LE PASSAGE DU TOUR À TIGNES
Le Tour est passé à Tignes dimanche et l’étape de repos qui a suivi, a permis aux deux stagiaires de partir à la rencontre de leurs habituels coéquipiers. «On a été inhabituellement encouragés dans nos entraînements par le public qui était dans la région pour attendre le passage du Tour, c’était sympa», sourit Michel Ries, impressionné de voir, plutôt de revoir comme lorsque lui-même se rangeait du côté du public, la grosse machine du Tour. «C’est spécial, reprend le coureur de Trek-Segafredo, ça faisait longtemps que je n’y étais pas allé en tant que spectateur, de l’extérieur, c’est impressionnant de voir l’organisation. L’organisation et le public, c’est sur un autre niveau que toutes les autres courses, c’est clair.»
Comme le Tour a stationné, ils en ont donc profité. «L’hôtel de mon équipe n’était qu’à une centaine de mètres, détaille Michel. C’était spécial ce lundi, le jour de repos, même si avec les bulles, ce n’était pas si facile de les voir, il fallait faire attention. Ils font un beau Tour, il leur manque juste une victoire, mais on les voit presque chaque jour passer à l’attaque, comme sur l’étape du Ventoux par exemple, c’est beau de voir ça.»
Quant à Kevin Geniets, il a pris «le temps de partager un café avec Stefan Küng», avec qui il a beaucoup couru en début de saison.
LEURS VISIONS DE CE TOUR
Comme ils ne ratent aucune étape, une fois leur entraînement quotidien terminé, les deux coureurs luxembourgeois n’ont rien raté de la Grande Boucle. «C’est un beau Tour de France, animé. Il n’y a pas une étape qui ressemble à une autre», résume Michel Ries. Kevin Geniets ne dit pas autrement : «C’est intéressant à suivre, les premières étapes étaient ouvertes. Et sur le Ventoux, Pogacar a semblé craquer un peu. Il s’est bien sauvé, mais pour la première fois, on avait vu ses faiblesses.»
Bien sûr, le champion national assiste à un Tour de France en demi-teinte de la part de ses habituels coéquipiers, ce qui le chagrine logiquement. «Mon équipe souffre, constate le champion national. Arnaud (Démare) n’est plus là et David (Gaudu) a beaucoup souffert (NDLR : seulement quatre coureurs restent en course ce samedi). Cela arrive parfois, on ne choisit pas, c’est ça le Tour. Mais évidemment, cela me donne quand même envie de le faire, même si on se rend compte aussi que ce n’est pas une course comme les autres, on voit de bons coureurs se faire éliminer, d’autres subir de terribles défaillances, c’est impressionnant.»

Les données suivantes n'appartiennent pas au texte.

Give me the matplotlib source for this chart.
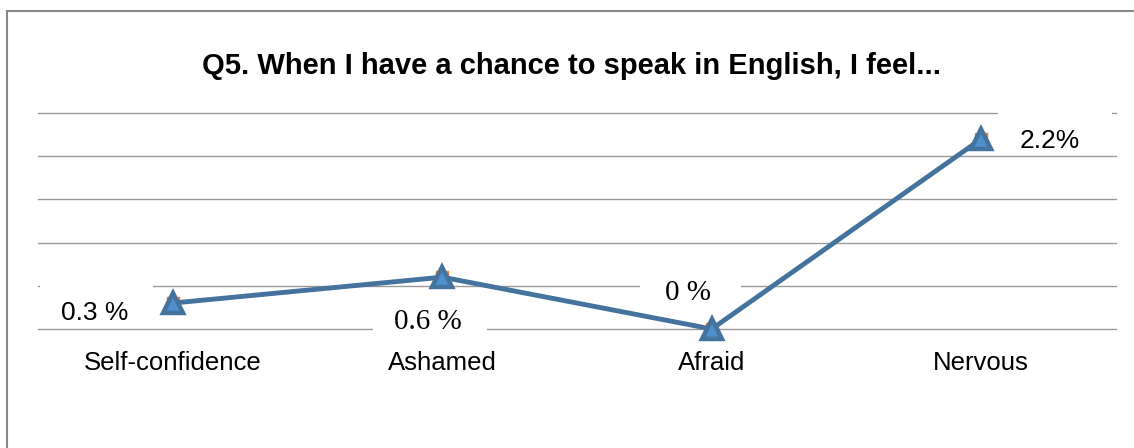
import matplotlib.pyplot as plt
from matplotlib.patches import Rectangle

categories = ["Self-confidence", "Ashamed", "Afraid", "Nervous"]
values = [0.3, 0.6, 0.0, 2.2]
value_labels = ["0.3 %", "0.6 %", "0 %", "2.2%"]

plt.rcParams['font.family'] = ['Liberation Sans', 'DejaVu Sans']

W, H = 1134, 448
fig = plt.figure(figsize=(W / 100, H / 100), dpi=100)

# outer chart border
fig.patches.append(Rectangle((7 / W, -0.05), 1.2, (H - 11) / H + 0.05,
                             transform=fig.transFigure, fill=False,
                             edgecolor='#888888', linewidth=1.5))

X0, X1, Y0, Y1 = 38, 1116, 329, 113   # plot area in pixels
ax = fig.add_axes([X0 / W, (H - Y0) / H, (X1 - X0) / W, (Y0 - Y1) / H])
ax.set_xlim(-0.5, 3.5)
ax.set_ylim(0, 2.5)
for s in ax.spines.values():
    s.set_visible(False)
ax.set_yticks([0, 0.5, 1.0, 1.5, 2.0, 2.5])
ax.yaxis.grid(True, color='#999999', linewidth=1.0)
for gl in ax.get_ygridlines():
    gl.set_clip_on(False)
ax.set_axisbelow(True)
ax.tick_params(axis='y', left=False, labelleft=False)
ax.set_xticks(range(len(categories)))
ax.set_xticklabels(categories, fontsize=18.5)
ax.tick_params(axis='x', bottom=False, pad=12.5)

x = list(range(len(categories)))
# hidden series behind the main one
ax.plot(x, values, color='#ED7D31', linewidth=2, marker='s', markersize=9,
        zorder=3, clip_on=False)
ax.plot(x, values, color='#44739E', linewidth=3.5, marker='^', markersize=15,
        markerfacecolor='#4F8FCB', markeredgecolor='#44739E',
        markeredgewidth=3.2, zorder=4, clip_on=False)


def px_x(p):
    return (p - X0) / (X1 - X0) * 4 - 0.5


def px_y(p):
    return (Y0 - p) / (Y0 - Y1) * 2.5


# data labels: text centre and white background box, in pixel positions
label_specs = [
    ((95, 313), (40, 153, 280, 326), 'Liberation Sans', 19),
    ((428, 322), (373, 487, 298, 345), 'Liberation Serif', 21),
    ((688, 293), (640, 741, 270, 315), 'Liberation Serif', 21),
    ((1050, 141), (998, 1112, 104, 150), 'Liberation Sans', 19),
]
for lab, (tc, box, fam, fs) in zip(value_labels, label_specs):
    bx0, bx1, by0, by1 = box
    ax.add_patch(Rectangle((px_x(bx0), px_y(by1)), px_x(bx1) - px_x(bx0),
                           px_y(by0) - px_y(by1), facecolor='white',
                           edgecolor='none', zorder=2, clip_on=False))
    ax.text(px_x(tc[0]), px_y(tc[1]), lab, ha='center', va='center',
            fontsize=fs, family=fam, zorder=5)

fig.text(572 / W, (H - 66) / H,
         "Q5. When I have a chance to speak in English, I feel...",
         ha='center', va='center', fontsize=21, fontweight='bold')

fig.savefig('out.png', dpi=100)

J’étais en échappée avec lui (Tadej Pogacar) sur l’étape de Val d’Isère du Tour de l’Avenir, on avait fait vingt kilomètres ensemble…
LEUR AVIS SUR TADEJ POGACAR
Il suffit de se replonger vers le Tour de l’Avenir 2018 remporté par Tadej Pogacar, pour se souvenir qu’en plus d’une liste assez incroyable de partants au départ de cette édition de ce révélateur de talents (en plus de Tadej Pogacar, on retrouvait Gino Mader, Marc Hirschi, Jonas Vingegaard, Mikkel Bjerg, Brandon McNulty, et tant d’autres…), les deux coureurs luxembourgeois connaissent bien l’actuel maillot jaune. Particulièrement Michel Ries, puisque au matin de la dernière étape, le Luxembourgeois était deuxième du classement général juste derrière le Slovène. «J’étais en échappée avec lui sur l’étape de Val d’Isère, se souvient Michel. Nous étions tous les deux et on a fait vingt kilomètres ensemble et quand j’y repense, c’est un honneur d’avoir couru avec lui chez les espoirs. Quand je le revois, c’est un coureur très gentil, il parle avec tout le monde, il est très sympa, on se connaît et on se dit bonjour, c’est quelque chose de normal. C’est spécial de regarder en arrière, car de ce Tour de l’Avenir 2018, la plupart des coureurs sont dans le World Tour aujourd’hui.»
Kevin Geniets, à l’époque, reprenait tout juste en main sa carrière après un passage à vide. Il remontait alors la pente et ses résultats sur ce Tour de l’Avenir étaient encourageants : «Pogacar était déjà impressionnant. Quand on regarde les noms de ce Tour de l’Avenir, maintenant, cela fait drôle.»
Pour la suite, aucun des deux ne voit le coureur slovène faillir. «Il a montré dans les Alpes et dans le chrono que c’était le plus fort, il reste une semaine de course et la course n’est pas finie, même c’est bien parti pour lui», imagine Michel Ries. «Chez les espoirs, il était déjà super, super fort. C’est pour moi une suite logique. Maintenant, il est très, très fort, ce n’est pas plus une surprise que ça», conclut Kevin Geniets.